Thursday, November 17, 2005

The Cell Phone Society

3Q sales have come out as reported by The NPD Group. The prospective numbers are pretty telling. 2 Billion In sales, a 7% percent increase over last quarter, 30% over this quarter last year. Not only do everyone and their grandma now have a cell phone, but many people are buying them like candy. The situation is getting dire as more and more people become like me.

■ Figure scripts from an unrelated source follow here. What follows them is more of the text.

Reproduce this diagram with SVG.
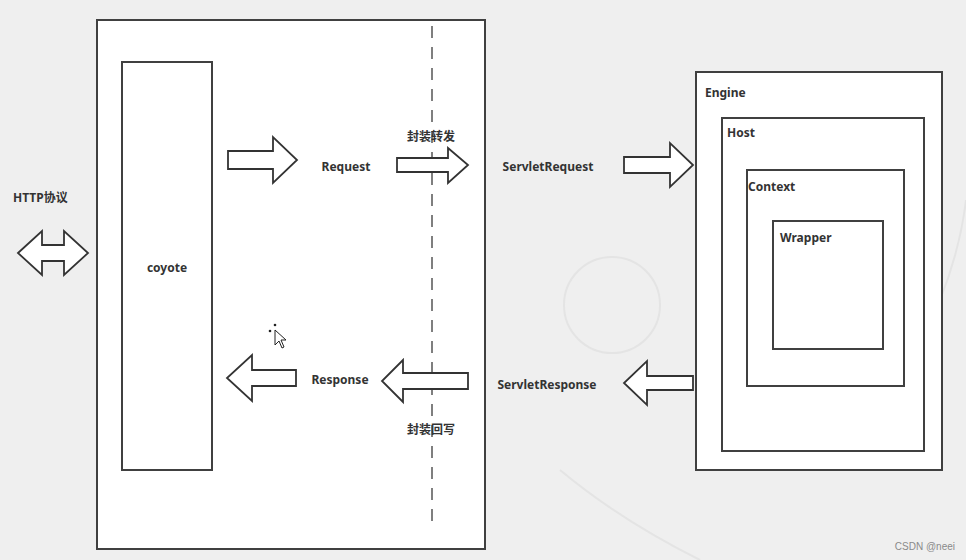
<svg xmlns="http://www.w3.org/2000/svg" width="966" height="560" viewBox="0 0 966 560">
<style>
.box{fill:#ffffff;stroke:#404040;stroke-width:2}
.inner{fill:none;stroke:#404040;stroke-width:2}
.arr{fill:#ffffff;stroke:#333333;stroke-width:1.8;stroke-linejoin:miter}
.lbl{font-family:"Noto Sans","Noto Sans CJK SC",sans-serif;font-weight:bold;font-size:12px;fill:#333333}
.mid{text-anchor:middle}
</style>
<rect x="0" y="0" width="966" height="560" fill="#efefef"/>
<g id="bg-deco" fill="none" stroke="#e4e4e4" stroke-width="2">
<circle cx="612" cy="305" r="48"/>
<path d="M560 470 Q 620 520 700 560"/>
<path d="M940 300 Q 960 250 966 200"/>
</g>
<g id="tomcat">
<rect class="box" x="97" y="20" width="388" height="529"/>
<line x1="432" y1="26" x2="432" y2="530" stroke="#555" stroke-width="1.5" stroke-dasharray="12,9"/>
</g>
<g id="coyote">
<rect class="box" x="122" y="62" width="90" height="408"/>
<text class="lbl mid" x="167" y="272">coyote</text>
</g>
<g id="engine">
<rect class="box" x="696" y="72" width="246" height="398"/>
<text class="lbl" x="705" y="97">Engine</text>
</g>
<g id="host">
<rect class="inner" x="722" y="118" width="202" height="333"/>
<text class="lbl" x="727" y="137">Host</text>
</g>
<g id="context">
<rect class="inner" x="747" y="170" width="157" height="216"/>
<text class="lbl" x="748" y="191">Context</text>
</g>
<g id="wrapper">
<rect class="inner" x="773" y="221" width="110" height="128"/>
<text class="lbl" x="780" y="242">Wrapper</text>
</g>
<g id="connectors">
<polygon class="arr" points="18,253 42,231 42,245 64,245 64,231 88,253 64,275 64,261 42,261 42,275"/>
<polygon class="arr" points="228,151 273,151 273,137 297,160 273,183 273,169 228,169"/>
<polygon class="arr" points="397,158 448,158 448,148 468,165 448,183 448,172 397,172"/>
<polygon class="arr" points="624,157 670,157 670,143 693,165 670,187 670,173 624,173"/>
<polygon class="arr" points="296,370 252,370 252,355 227,378 252,401 252,386 296,386"/>
<polygon class="arr" points="468,373 403,373 403,360 382,381 403,402 403,389 468,389"/>
<polygon class="arr" points="693,376 647,376 647,361 624,383 647,405 647,390 693,390"/>
</g>
<g id="labels">
<text class="lbl" x="13" y="202">HTTP协议</text>
<text class="lbl mid" x="346" y="171">Request</text>
<text class="lbl mid" x="431" y="141">封装转发</text>
<text class="lbl mid" x="548" y="171">ServletRequest</text>
<text class="lbl mid" x="340" y="384">Response</text>
<text class="lbl mid" x="431" y="434">封装回写</text>
<text class="lbl mid" x="547" y="389">ServletResponse</text>
</g>
<g id="cursor">
<path d="M275 330 L275 345 L279 341 L282 348 L284 347 L281 340 L286 340 Z" fill="#fff" stroke="#222" stroke-width="1"/>
<circle cx="275" cy="325" r="1.3" fill="#222"/>
<circle cx="270" cy="331" r="1.3" fill="#222"/>
</g>
<text x="955" y="550" text-anchor="end" font-family="Liberation Sans, sans-serif" font-size="10" fill="#8a8a8a">CSDN @neei</text>
</svg>
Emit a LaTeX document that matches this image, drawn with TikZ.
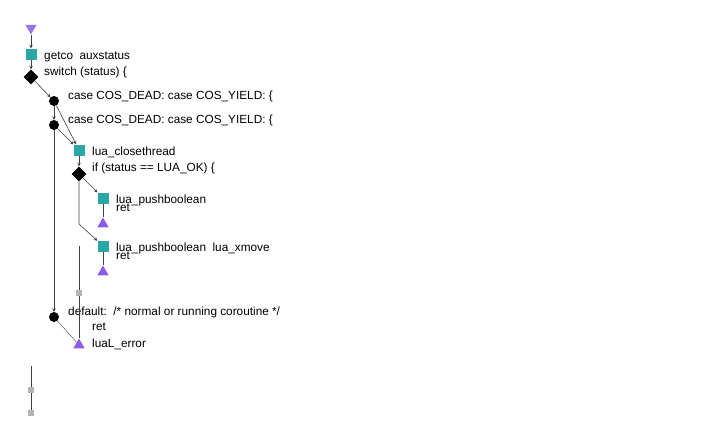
\documentclass[tikz,border=0pt]{standalone}
\usepackage{fontspec}
\setmainfont{Liberation Sans}
\usetikzlibrary{shapes.geometric,arrows.meta}

\definecolor{blockteal}{HTML}{2CA5A5}
\definecolor{exitpurple}{HTML}{8B5CE6}
\definecolor{joingray}{HTML}{B4B4B4}

\begin{document}
\begin{tikzpicture}[x=1pt,y=-1pt,
  blockbox/.style={rectangle,fill=blockteal,minimum size=11pt,inner sep=0pt},
  decide/.style={diamond,fill=black,minimum size=15pt,inner sep=0pt},
  casedot/.style={circle,fill=black,minimum size=10pt,inner sep=0pt},
  exitmark/.style={regular polygon,regular polygon sides=3,fill=exitpurple,minimum size=13pt,inner sep=0pt},
  joinmark/.style={rectangle,fill=joingray,minimum size=6.5pt,inner sep=0pt},
  lbl/.style={anchor=base west,inner sep=0pt,font=\fontsize{11.8}{12}\selectfont},
  flow/.style={draw=black!75,line width=0.6pt,-{Stealth[length=3.5pt,width=3.5pt]}},
  plain/.style={draw=black!75,line width=0.6pt}]
  \useasboundingbox (0,0) rectangle (720,440);
  % marks
  \node[exitmark,shape border rotate=180,fill=exitpurple!85] (entry) at (31,28) {};
  \node[blockbox] (getco) at (31,54) {};
  \node[decide] (switch) at (31,77) {};
  \node[casedot] (case1) at (54,101) {};
  \node[casedot] (case2) at (54,125) {};
  \node[blockbox] (close) at (79,150) {};
  \node[decide] (ifok) at (79,174) {};
  \node[blockbox] (push1) at (103,198) {};
  \node[exitmark] (ret1) at (103,224) {};
  \node[blockbox] (push2) at (103,246) {};
  \node[exitmark] (ret2) at (103,272) {};
  \node[joinmark] (join1) at (79,293) {};
  \node[casedot] (dflt) at (54,317) {};
  \node[exitmark] (err) at (79,345) {};
  \node[joinmark] (join2) at (31,390) {};
  \node[joinmark] (join3) at (31,413) {};
  \coordinate (loopin) at (79,246);
  \coordinate (tailin) at (31,366);
  % texts
  \node[lbl] (t-getco) at (44,59) {getco\ \ auxstatus};
  \node[lbl] (t-switch) at (44,75) {switch (status) \{};
  \node[lbl] (t-case1) at (68,99) {case COS\_DEAD: case COS\_YIELD: \{};
  \node[lbl] (t-case2) at (68,123) {case COS\_DEAD: case COS\_YIELD: \{};
  \node[lbl] (t-close) at (92,155) {lua\_closethread};
  \node[lbl] (t-ifok) at (92,171) {if (status == LUA\_OK) \{};
  \node[lbl] (t-push1) at (116,203) {lua\_pushboolean};
  \node[lbl] (t-ret1) at (116,211) {ret};
  \node[lbl] (t-push2) at (116,251) {lua\_pushboolean\ \ lua\_xmove};
  \node[lbl] (t-ret2) at (116,259) {ret};
  \node[lbl] (t-dflt) at (68,315) {default:\ \ /* normal or running coroutine */};
  \node[lbl] (t-ret3) at (92,330) {ret};
  \node[lbl] (t-err) at (92,347) {luaL\_error};
  % edges
  \draw[flow] (entry) -- (getco);
  \draw[flow] (getco) -- (switch);
  \draw[flow] (switch) -- (case1);
  \draw[flow] (case1) -- (case2);
  \draw[flow] (case1) -- (close);
  \draw[flow] (case2) -- (close);
  \draw[flow] (case2) -- (dflt);
  \draw[flow] (close) -- (ifok);
  \draw[flow] (ifok) -- (push1);
  \draw[plain] (push1) -- (ret1);
  \draw[flow] (ifok) -- (ifok |- 0,224) -- (push2);
  \draw[plain] (push2) -- (ret2);
  \draw[plain] (loopin) -- (join1) -- (err);
  \draw[plain,line width=0.4pt] (dflt) -- (err);
  \draw[plain] (tailin) -- (join2) -- (join3);
\end{tikzpicture}
\end{document}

I spent 15 months employed at my local Circuit City during my last two years of High School. The first 6 months of that were working in the Wireless Department. To bad we aren’t talking about a record 2Q of 2004, because then I could claim it was all my doing. Anyway while I was selling all the latest and greatest gizmos I fell in love with my cell phones. So when I finally made the jump to Verizon I decided to buy two phones. Yes it was a complete waste of money but I would keep both on me and switch back and forth depending on what functionality I needed. My Samsung was a trooper when it came to battery life, and my Motorola was loaded to the gills with so many cool features that even an extended life battery barely kept it running for more then a day and a half (and I was often away from a charger for longer). When I left for Europe I knew I would have to cancel my Verizon service and due to the CDMA platform I would have to buy a GSM phone that could support European SIM cards. So in the roughly 3 months I was in Europe, I bought 3 GSM phones. Yes I am a very sick individual. I purchased a Nokia with horrid sound quality, a very functional Siemens phone, and the uber-sleak Black Motorola RAZR V3 (The top selling handset of Q3). The RAZR will continue to make even more money for Motorola with a CDMA version and new colors appearing in Q4.

So If you are keeping a running Tally, that’s 5 phones I’ve purchased in the past 10 months. That’s one phone every 2 months. That’s a disgustingly materialistic reality. So when this years Q3 numbers are beating last years by 30% I wonder if it is purely a reflection of increased users, or if the number of Power Users who own multiple phones they switch to for various purposes (which is about 1000 times easier with GSM) is increasing.

Could this trend open up the possibility of returning to profiting on the hardware rather then the service? The American phone market isn’t saturated enough to warrant that yet. I do see a possibility that creative hardware and price plan opportunities will present themselves, and may indeed prove the only way for small companies to battle network giants like Sprint, Verizon, Cingular, and T-Mobile.

Watch the power users, especially as Mobinet’s new research has indicated that data services are on the rise (http://www.mobiledia.com/news/39129.html).

Some other interesting tidbits from Q3 numbers show that Motorola is leading the GSM market, and the LG is still riding its popularity (which was all but secured with the VX6000 back when I was selling them) in the CDMA market. Motorola also commands almost double market share as the 3 second place finishers; Nokia, LG, and Samsung.